-- start SOURCE DATA --
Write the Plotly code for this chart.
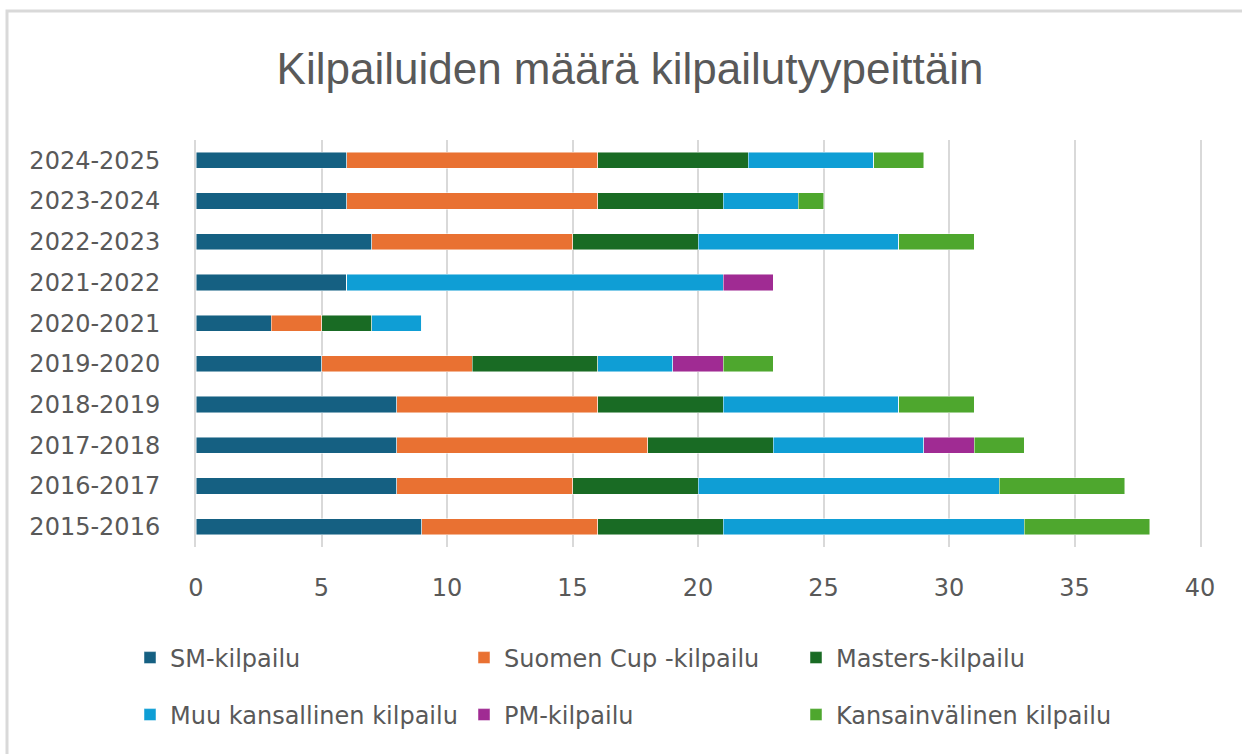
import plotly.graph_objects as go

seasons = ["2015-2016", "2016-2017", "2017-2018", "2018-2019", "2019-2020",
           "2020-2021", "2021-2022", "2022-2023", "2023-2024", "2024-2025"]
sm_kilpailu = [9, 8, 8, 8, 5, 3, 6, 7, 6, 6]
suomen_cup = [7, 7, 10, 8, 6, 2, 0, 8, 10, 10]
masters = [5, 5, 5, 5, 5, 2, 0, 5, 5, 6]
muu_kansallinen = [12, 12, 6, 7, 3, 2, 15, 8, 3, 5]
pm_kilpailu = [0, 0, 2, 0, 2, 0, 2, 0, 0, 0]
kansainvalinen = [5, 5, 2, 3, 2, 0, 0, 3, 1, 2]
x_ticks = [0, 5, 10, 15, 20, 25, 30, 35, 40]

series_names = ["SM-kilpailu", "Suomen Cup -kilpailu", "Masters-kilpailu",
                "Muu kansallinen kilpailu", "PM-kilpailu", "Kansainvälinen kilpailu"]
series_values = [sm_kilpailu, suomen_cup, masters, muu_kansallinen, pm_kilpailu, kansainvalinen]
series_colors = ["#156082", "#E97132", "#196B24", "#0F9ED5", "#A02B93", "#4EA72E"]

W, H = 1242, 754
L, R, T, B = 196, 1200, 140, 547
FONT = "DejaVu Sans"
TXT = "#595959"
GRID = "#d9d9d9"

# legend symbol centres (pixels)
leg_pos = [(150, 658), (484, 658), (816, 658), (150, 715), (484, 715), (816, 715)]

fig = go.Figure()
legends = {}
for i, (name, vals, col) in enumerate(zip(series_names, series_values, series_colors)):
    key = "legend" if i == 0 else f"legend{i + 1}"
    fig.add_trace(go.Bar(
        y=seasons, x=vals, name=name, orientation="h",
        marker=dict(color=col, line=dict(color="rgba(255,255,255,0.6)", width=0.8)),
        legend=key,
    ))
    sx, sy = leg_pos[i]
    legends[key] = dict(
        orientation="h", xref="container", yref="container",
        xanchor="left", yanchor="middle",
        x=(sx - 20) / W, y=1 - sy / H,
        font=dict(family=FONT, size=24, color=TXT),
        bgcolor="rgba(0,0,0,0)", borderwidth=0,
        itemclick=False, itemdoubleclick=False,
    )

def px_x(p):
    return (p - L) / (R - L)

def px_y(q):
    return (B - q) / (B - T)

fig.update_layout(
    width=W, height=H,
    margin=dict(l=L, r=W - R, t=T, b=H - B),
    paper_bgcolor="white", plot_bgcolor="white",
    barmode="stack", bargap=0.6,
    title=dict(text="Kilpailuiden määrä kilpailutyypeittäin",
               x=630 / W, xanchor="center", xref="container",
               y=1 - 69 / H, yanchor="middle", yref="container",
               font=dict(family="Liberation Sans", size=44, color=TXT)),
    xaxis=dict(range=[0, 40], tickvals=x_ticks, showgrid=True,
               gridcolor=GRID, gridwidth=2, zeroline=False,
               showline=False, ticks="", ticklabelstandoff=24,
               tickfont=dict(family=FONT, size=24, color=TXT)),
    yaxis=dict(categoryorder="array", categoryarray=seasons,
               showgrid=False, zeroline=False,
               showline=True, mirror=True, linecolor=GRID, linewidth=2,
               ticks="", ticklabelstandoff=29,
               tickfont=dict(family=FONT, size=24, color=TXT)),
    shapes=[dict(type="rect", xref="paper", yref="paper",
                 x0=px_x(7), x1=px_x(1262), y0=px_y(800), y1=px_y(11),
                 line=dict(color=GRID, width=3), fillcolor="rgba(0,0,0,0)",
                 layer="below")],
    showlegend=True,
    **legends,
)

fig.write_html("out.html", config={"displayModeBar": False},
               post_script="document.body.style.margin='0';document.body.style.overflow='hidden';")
-- end SOURCE DATA --
(GIVEN REQUEST) Pictures stay out. Repeat only the lines from the beginning of the data through the line that has "715), (816, 715)]".

(REPLY)
Write the Plotly code for this chart.
import plotly.graph_objects as go

seasons = ["2015-2016", "2016-2017", "2017-2018", "2018-2019", "2019-2020",
           "2020-2021", "2021-2022", "2022-2023", "2023-2024", "2024-2025"]
sm_kilpailu = [9, 8, 8, 8, 5, 3, 6, 7, 6, 6]
suomen_cup = [7, 7, 10, 8, 6, 2, 0, 8, 10, 10]
masters = [5, 5, 5, 5, 5, 2, 0, 5, 5, 6]
muu_kansallinen = [12, 12, 6, 7, 3, 2, 15, 8, 3, 5]
pm_kilpailu = [0, 0, 2, 0, 2, 0, 2, 0, 0, 0]
kansainvalinen = [5, 5, 2, 3, 2, 0, 0, 3, 1, 2]
x_ticks = [0, 5, 10, 15, 20, 25, 30, 35, 40]

series_names = ["SM-kilpailu", "Suomen Cup -kilpailu", "Masters-kilpailu",
                "Muu kansallinen kilpailu", "PM-kilpailu", "Kansainvälinen kilpailu"]
series_values = [sm_kilpailu, suomen_cup, masters, muu_kansallinen, pm_kilpailu, kansainvalinen]
series_colors = ["#156082", "#E97132", "#196B24", "#0F9ED5", "#A02B93", "#4EA72E"]

W, H = 1242, 754
L, R, T, B = 196, 1200, 140, 547
FONT = "DejaVu Sans"
TXT = "#595959"
GRID = "#d9d9d9"

# legend symbol centres (pixels)
leg_pos = [(150, 658), (484, 658), (816, 658), (150, 715), (484, 715), (816, 715)]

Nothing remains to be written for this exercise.